In 1860, at the age of 18, Mary MacKillop left her native Melbourne to work in Penola as a governess for her Uncle Alexander Cameron and Aunt Margaret (nee MacKillop). The Camerons were among the first settlers in the district, and lived in a slab homestead overlooking a lagoon on the sprawling Penola Station.
Alexander Cameron was widely known as the King of Penola, and he opened the Royal Oak Hotel in 1848 with one of the earliest hotel licences in South Australia. The Cameron family introduced Mary to race days, dances and other joys of country life. She mixed with wealthy family friends like the MacArthurs of Limestone Ridge and the Riddochs of Yallum Station, but it was 'the gentle learned priest' Father Julian Tenison Woods who was to have the most profound influence on her life.

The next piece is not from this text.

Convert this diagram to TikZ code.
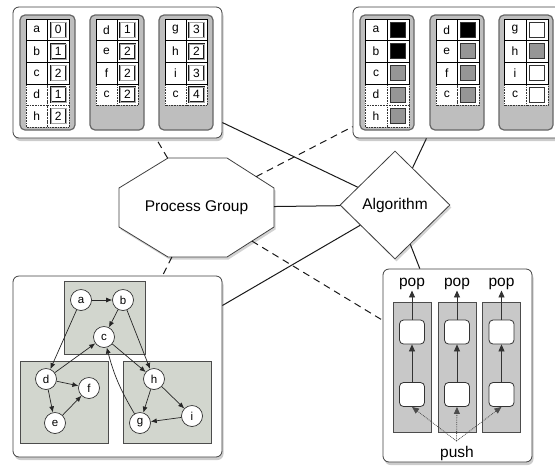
\documentclass[tikz,border=0pt]{standalone}
\usepackage{fontspec}
\setmainfont{Liberation Sans}
\usetikzlibrary{shapes.geometric,arrows.meta,shadows,intersections}
\definecolor{panelgray}{RGB}{190,190,190}
\definecolor{colgray}{RGB}{200,200,200}
\definecolor{sage}{RGB}{210,214,206}
\definecolor{midgray}{RGB}{150,150,150}
\newcommand\numtable[4]{%
  \foreach \l/\v/\r/\s in {#4}{%
    \pgfmathsetmacro\ya{19+21.6*\r}%
    \pgfmathsetmacro\yb{\ya+21.6}%
    \pgfmathsetmacro\yc{\ya+10.8}%
    \draw[tcell,\s] (#1,\ya) rectangle (#2,\yb);
    \draw[tcell,\s] (#2,\ya) rectangle (#3,\yb);
    \node[lettxt] (L#1r\r) at ({(#1+#2)/2},\yc) {\l};
    \node[numbox] (N#1r\r) at ({(#2+#3)/2},\yc) {\v};
  }}
\newcommand\coltable[4]{%
  \foreach \l/\v/\r/\s in {#4}{%
    \pgfmathsetmacro\ya{19+21.6*\r}%
    \pgfmathsetmacro\yb{\ya+21.6}%
    \pgfmathsetmacro\yc{\ya+10.8}%
    \draw[tcell,\s] (#1,\ya) rectangle (#2,\yb);
    \draw[tcell,\s] (#2,\ya) rectangle (#3,\yb);
    \node[lettxt] (L#1r\r) at ({(#1+#2)/2},\yc) {\l};
    \node[colbox,fill=\v] (N#1r\r) at ({(#2+#3)/2},\yc) {};
  }}
\begin{document}
\begin{tikzpicture}[x=1pt,y=-1pt,
  bigbox/.style={draw=black!75, line width=0.8pt, fill=white, rounded corners=6pt, inner sep=0pt,
    drop shadow={shadow xshift=1.5pt, shadow yshift=-3pt, opacity=0.4}},
  tpanel/.style={draw=black!60, line width=1.2pt, fill=panelgray, rounded corners=5pt},
  tcell/.style={draw=black, line width=0.6pt, fill=white},
  real/.style={},
  ghost/.style={densely dotted, draw=black!80},
  lettxt/.style={inner sep=0pt, font=\fontsize{12}{14}\selectfont},
  numbox/.style={draw=black!90, line width=0.45pt, double=black!35, double distance=0.5pt, fill=white,
    minimum size=15pt, inner sep=0pt, font=\fontsize{12}{14}\selectfont},
  colbox/.style={draw=black!80, line width=0.9pt, minimum size=15pt, inner sep=0pt},
  sagebox/.style={draw=black!70, line width=0.6pt, fill=sage},
  gnode/.style={circle, draw=black!80, line width=0.7pt, fill=white, minimum size=21pt, inner sep=0pt,
    font=\fontsize{11.5}{13}\selectfont},
  gedge/.style={draw=black!85, line width=0.7pt, -{Latex[length=6pt,width=5pt]}},
  stackcol/.style={draw=black!70, line width=0.7pt, fill=colgray, minimum width=38pt, minimum height=130pt, inner sep=0pt},
  slot/.style={draw=black!80, line width=0.8pt, fill=white, rounded corners=4pt, minimum width=25pt, minimum height=24pt, inner sep=0pt},
  bigtxt/.style={font=\fontsize{15.5}{18}\selectfont},
  parr/.style={draw=black!80, line width=0.8pt, -{Triangle[length=7pt,width=6pt]}},
  pusharr/.style={draw=black!70, line width=0.8pt, densely dotted, -{Triangle[length=7pt,width=6pt]}},
  conn/.style={draw=black!90, line width=1pt},
  dconn/.style={draw=black!90, line width=1pt, dash pattern=on 7pt off 5pt},
  shp/.style={draw=black!75, line width=0.8pt, fill=white, drop shadow={shadow xshift=1.5pt, shadow yshift=-2.5pt, opacity=0.35}}
]
\useasboundingbox (0,0) rectangle (555,467);

% ---------- top-left box ----------
\node[bigbox, minimum width=209pt, minimum height=131pt] (tl) at (117.5,72.5) {};
\draw[tpanel] (20,15) rectangle (75,130);
\draw[tpanel] (90,15) rectangle (144,130);
\draw[tpanel] (159,15) rectangle (213,130);
\numtable{26}{47.5}{69}{d/1/3/ghost, h/2/4/ghost, a/0/0/real, b/1/1/real, c/2/2/real}
\numtable{96}{117}{138}{c/2/3/ghost, d/1/0/real, e/2/1/real, f/2/2/real}
\numtable{165}{186}{207}{c/4/3/ghost, g/3/0/real, h/2/1/real, i/3/2/real}

% ---------- top-right box ----------
\node[bigbox, minimum width=209pt, minimum height=131pt] (tr) at (457.5,72.5) {};
\draw[tpanel] (360,15) rectangle (414,130);
\draw[tpanel] (430,15) rectangle (484,130);
\draw[tpanel] (499,15) rectangle (553,130);
\coltable{365}{387}{409}{d/midgray/3/ghost, h/midgray/4/ghost, a/black/0/real, b/black/1/real, c/midgray/2/real}
\coltable{436}{457.5}{479}{c/midgray/3/ghost, d/black/0/real, e/midgray/1/real, f/midgray/2/real}
\coltable{504}{526}{548}{c/white/3/ghost, g/white/0/real, h/midgray/1/real, i/white/2/real}

% ---------- bottom-left box (graph) ----------
\node[bigbox, minimum width=209pt, minimum height=181pt] (bl) at (117.5,366.5) {};
\draw[sagebox] (64,281) rectangle (145,354);
\draw[sagebox] (20,361) rectangle (108,443);
\draw[sagebox] (123,361) rectangle (211,443);
\node[gnode] (ga) at (81,300) {a};
\node[gnode] (gb) at (123,300) {b};
\node[gnode] (gc) at (104,337) {c};
\node[gnode] (gd) at (46,379) {d};
\node[gnode] (gf) at (89,388) {f};
\node[gnode] (ge) at (55,423) {e};
\node[gnode] (gh) at (154,379) {h};
\node[gnode] (gi) at (192,416) {i};
\node[gnode] (gg) at (140,423) {g};
\draw[gedge] (ga) -- (gb);
\draw[gedge] (gb) -- (gc);
\draw[gedge] (ga) -- (gd);
\draw[gedge] (gd) -- (gc);
\draw[gedge] (gd) -- (gf);
\draw[gedge] (gd) -- (ge);
\draw[gedge] (ge) -- (gf);
\draw[gedge] (gb) -- (gh);
\draw[gedge] (gc) -- (gh);
\draw[gedge] (gh) -- (gg);
\draw[gedge] (gh) -- (gi);
\draw[gedge] (gi) -- (gg);
\draw[gedge] (gg) to[bend left=8] (gc);

% ---------- bottom-right box (stacks) ----------
\node[bigbox, minimum width=149pt, minimum height=193pt] (br) at (457.5,365.5) {};
\foreach \cx/\i in {412/1, 457/2, 501.5/3}{
  \node[stackcol] (col\i) at (\cx,367) {};
  \node[slot] (ub\i) at (\cx,332) {};
  \node[slot] (lb\i) at (\cx,394.5) {};
  \node[bigtxt, inner sep=1pt] (pop\i) at (\cx,283.5) {pop};
  \draw[parr] (lb\i) -- (ub\i);
  \draw[parr] (ub\i) -- (pop\i);
}
\node[bigtxt, inner sep=1pt] (push) at (457,453) {push};
\coordinate (pushtop) at (456.5,441);
\foreach \i in {1,2,3}{
  \draw[pusharr] (pushtop) -- (lb\i.south);
}

% ---------- central shapes ----------
\draw[shp, name path=oct] (168,158) -- (227,158) -- (274,188) -- (274,227) -- (227,257) -- (168,257) -- (119,227) -- (119,188) -- cycle;
\node[bigtxt] (pg) at (196.5,207.5) {Process Group};
\node[diamond, shp, minimum width=110pt, minimum height=108pt, inner sep=0pt, bigtxt] (alg) at (395,205) {Algorithm};

% ---------- connectors ----------
\foreach \t in {tl,tr,bl,br,alg}{
  \path[name path=L\t] (pg.center) -- (\t.center);
  \path[name intersections={of=oct and L\t, by=o\t}];
}
\draw[dconn] (otl) -- (tl);
\draw[dconn] (otr) -- (tr);
\draw[dconn] (obl) -- (bl);
\draw[dconn] (obr) -- (br);
\draw[conn] (oalg) -- (alg);
\draw[conn] (alg) -- (tl);
\draw[conn] (alg) -- (tr);
\draw[conn] (alg) -- (bl);
\draw[conn] (alg) -- (br);
\end{tikzpicture}
\end{document}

Father Woods' parish covered 56,000 square kilometres of bushland, and he could regularly be found preparing sermons and celebrating Mass beneath the shelter of towering River Red Gums such as the Father Woods Tree. He inspired Mary's commitment to the education of all children, and lessons were held in a small cottage, St Joseph's Church, and then a stable formerly located on Mary MacKillop Park. Mary's brother, John MacKillop, converted the stable into a schoolroom which could accommodate up to 40 students, and it was here that the Cradle of the Sisters of St Joseph of the Sacred Heart began. On 19 March 1866, the Feast of St Joseph, Mary wore a black dress and signed off as "Mary, Sister of St Joseph" for the first time. In 1867, the classes shifted to a purpose-built school building now referred to as the Woods-MacKillop Schoolhouse, which is located on the corner of Petticoat Lane.
Within weeks of the schoolhouse opening, Mary MacKillop boarded the steamship SS Penola for the journey to Adelaide, where she went on to establish the Cathedral Hall School, officially took vows and became Mary of the Cross.
The Sisters of St Joseph continued her work in Penola, teaching and living in the schoolhouse off and on up until 1889. When the new St Joseph's School (now the Mary MacKillop Memorial School) opened in 1936, the schoolhouse became a parish hall. In 1989, it was re-dedicated as the Woods-MacKillop Schoolhouse by Archbishop Faulkner following a lengthy restoration process, and the heritage-listed building now operates as a museum.